Featured Insights

Michelle Palasek has 20 years in the staffing industry working in sales and marketing operations. She currently serves as a Sr. Marketing Communications Specialist at SGA.

Building Effective Leadership in Remote Work Environments

Leadership in Remote work

Today’s employees, especially millennials and the members of Gen X, gravitate toward remote work. According to a recent study, 45% of millennials and 62% of Gen X see remote work as their ideal work arrangement.

Kellogg Insight, however, suggests that people are more likely to learn from collaborators who are in close proximity to them. That, in turn, begs the question, “Is remote work hurting leadership development?”

Admittedly, approaching leadership development for remote teams can be more challenging than enhancing the skills and abilities of in-person staff. But with the right remote leadership development strategies, you can still cultivate effective leaders.

With that in mind, here are some effective remote leadership development strategies and tips:

Understand What You Are Up Against

Why is remote leadership development so challenging in the first place? The digital work environment eliminates physical office space, fundamentally changing how teams communicate, collaborate, and connect with each other. Additionally, maintaining team cohesion without daily face-to-face interaction can prove difficult.
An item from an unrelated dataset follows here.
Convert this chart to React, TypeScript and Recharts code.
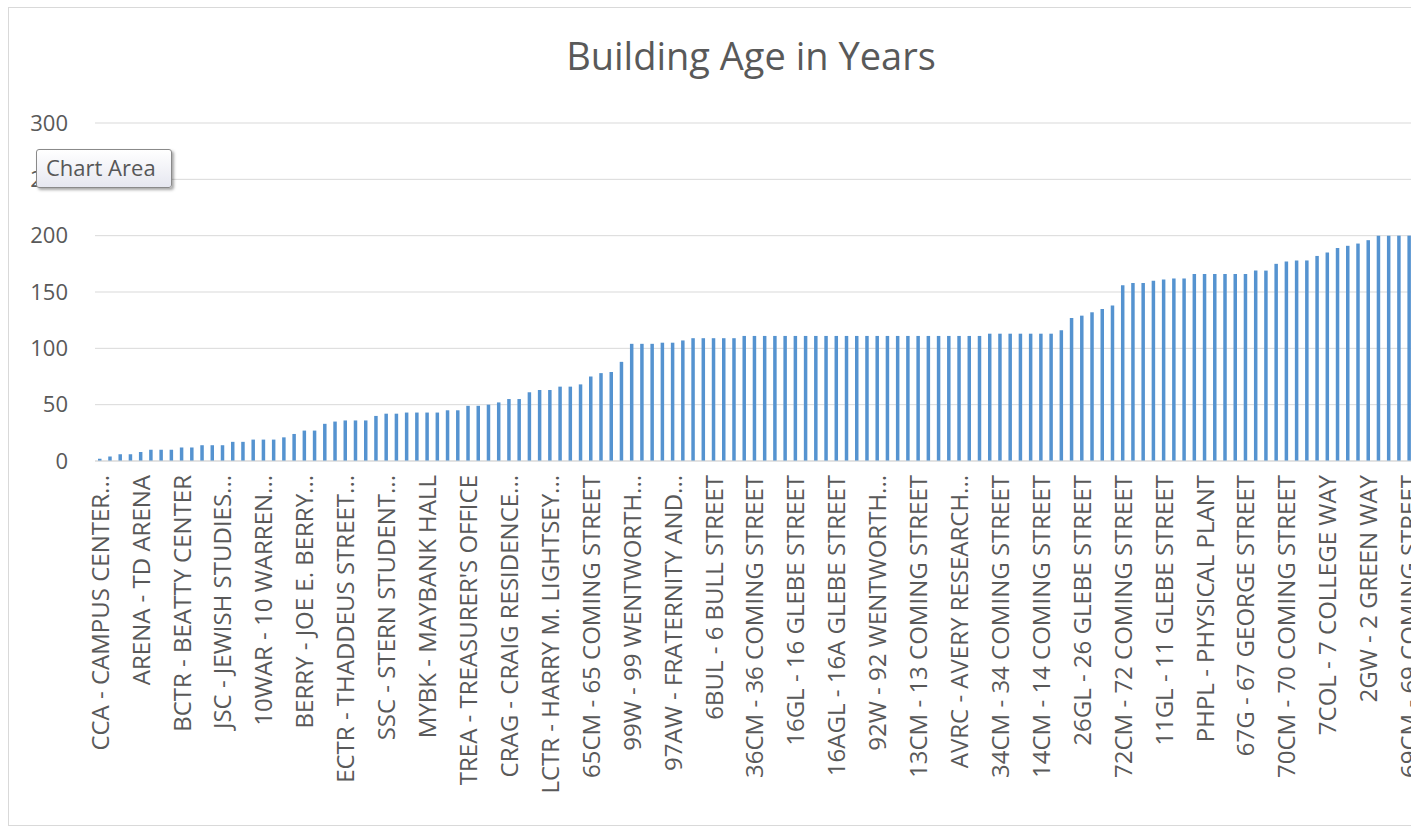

In response, leaders must navigate these changes with an understanding that traditional in-person management techniques may not always apply, and they’ll need to fill the resulting void with digital alternatives.

Stay Connected

Once you go remote, it’s easy for team members to drift apart from one another and their supervisory staff. You can work to minimize the disconnect between employees by holding regular video meetings or phone conferences. Getting everyone talking and collaborating maintains a sense of commitment and community.

Leverage Technology for Communication

Technology is the lifeline of remote work, and that makes the choice and use of communication tools absolutely critical. Equip your leaders with the tools they need to mimic the richness of in-person interactions, such as instant messaging applications and video conferencing solutions.

That said, you don’t want to overwhelm your staff with too many applications or unnecessary meetings. Choose a couple of foundational applications and build your digital community out from and around those resources.

Foster a Culture of Trust

Beyond physical technology, remote work thrives on trust and autonomy. Effective leaders must trust their teams to manage their time and tasks effectively and without the need for constant oversight.

Micromanaging employees will only create friction between you and them, thereby reducing productivity and cratering morale. Instead, strive to set clear expectations, step back, and let your teams focus on achieving key tasks.

Keep Everyone Engaged

Regular team meetings and one-on-one check-ins can help maintain a sense of belonging and alignment. On top of that, encouraging informal interactions, such as virtual coffee breaks or social hours, can also help team members feel more connected and engaged on a personal level.

Share Wins

When employees are no longer in the office every day, they may begin to feel disconnected from the organization and its goals. Leaders, therefore, should strive to be as transparent as possible about the company’s developments, established team goals, and individual expectations. It’s also vital that you celebrate wins where and whenever possible, no matter if they’re small or monumental.

Emphasize Clear and Compassionate Communication

Clear, consistent, and empathetic communication represents another crucial component of remote work. It’s important to listen actively and empathetically, providing a safe space for team members to share their thoughts, concerns, and ideas.

Prioritize Work-Life Balance

Digital work can sometimes blur the boundaries between professional and personal life, especially if employees experience lots of autonomy and work hour fluctuations. Overstepping into a worker’s personal life, however, can lead to burnout and reduced productivity.

Effective leaders will recognize the importance of employee well-being and their work-life balance. Encourage regular breaks, respect off-hours, and promote physical and mental health practices to maximize productivity.

Use a Personalized Approach

Every team is unique, so you’ll want to personalize your remote leadership strategy based on the needs, chemistry, size, and structure of your staff. Take the time to understand the individual needs and goals of your team members to promote a sense of unity and loyalty.

Develop Remote Leadership Skills

Third-party professional services providers can help you identify and cultivate important remote leadership skills. Many of these, such as emotional intelligence, carry over from the in-office model to the remote environment. However, the means by which these skills are used can be quite different.

Leading From the Front

Ultimately, the best remote leaders exhibit the characteristics, values, and behavior that they want their teams to emulate. As you revamp your own leadership strategies, remember that the goal is to create an environment where team members feel valued, supported, and motivated.